Жанр трагикомедии наиболее остро выявляет идею автора, отвечает всей его манере и индивидуальности и отличает Горького, например, от Чехова. Стало быть, если реализовать это в каждом атоме сценического действия, можно тем самым выявить необходимую для данного произведения природу игры. Вот почему мне было недостаточно предлагаемых обстоятельств, я искал ключ отбора этих обстоятельств, способ сценической игры, необходимый для данной пьесы. Я пытался этим ключом открыть характеры в «Варварах». В этом плане у меня были задачи более и менее сложные.

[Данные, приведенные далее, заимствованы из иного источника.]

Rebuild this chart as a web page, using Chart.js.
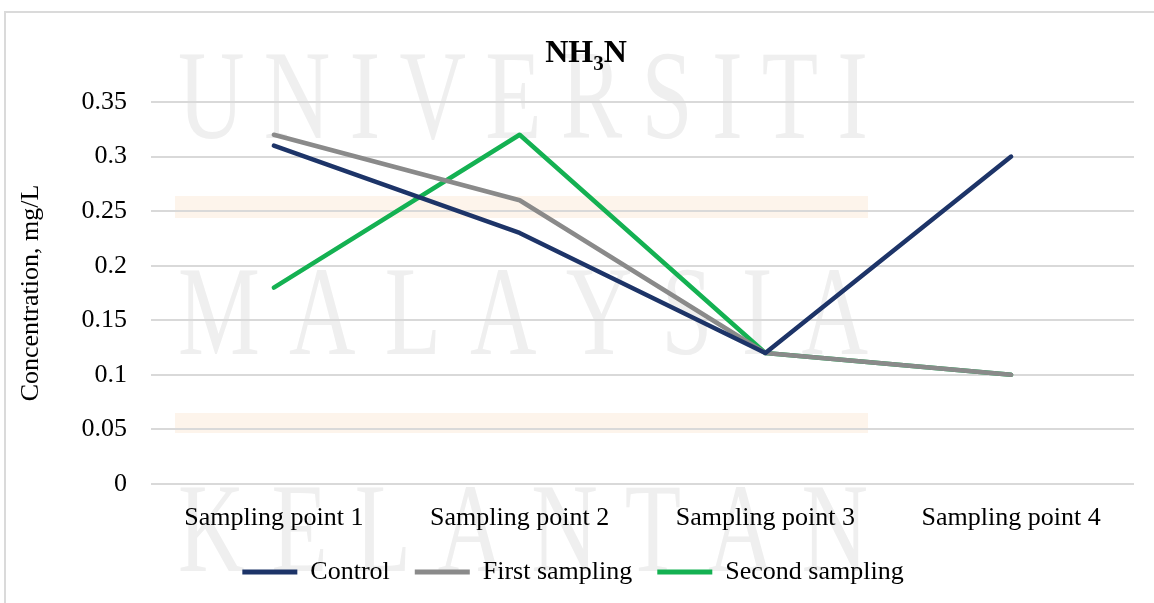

Я часто видел на сцене просто трагическую, страшную фигуру Монахова. Но если забыть, что Монахов управляет местным оркестром пожарников, что он душа общества и самый «аристократ» в провинциальном городе, если забыть, что он горд, называя своей женой самую недоступную и экзотическую женщину во всем городе, то грани комического в этом образе не будет, получится только драматическое решение образа, как мне кажется, не полностью раскрывающее замысел Горького.

Возьмем наиболее сложный случай — Черкун. Смешное в нем то, что человек, декларирующий силу, утверждающий крушение всего старого, оказывается на поверку обыкновенным пошляком, у которого нет ничего за душой. Страшен же он своим антигуманизмом, равнодушием к человеку.

Если сыграть Черкуна грубо, резко, что останется от образа? Плоское прочтение. А Горький этого не переносит. Нужно искать в силе Черкуна слабость.

В пьесе это найдено очень точно: он проявляет решительность, прогоняя беспомощного Дунькиного мужа, и абсолютно теряется перед силой Монаховой. Черкун — комбинация кажущейся силы и внутренней слабости.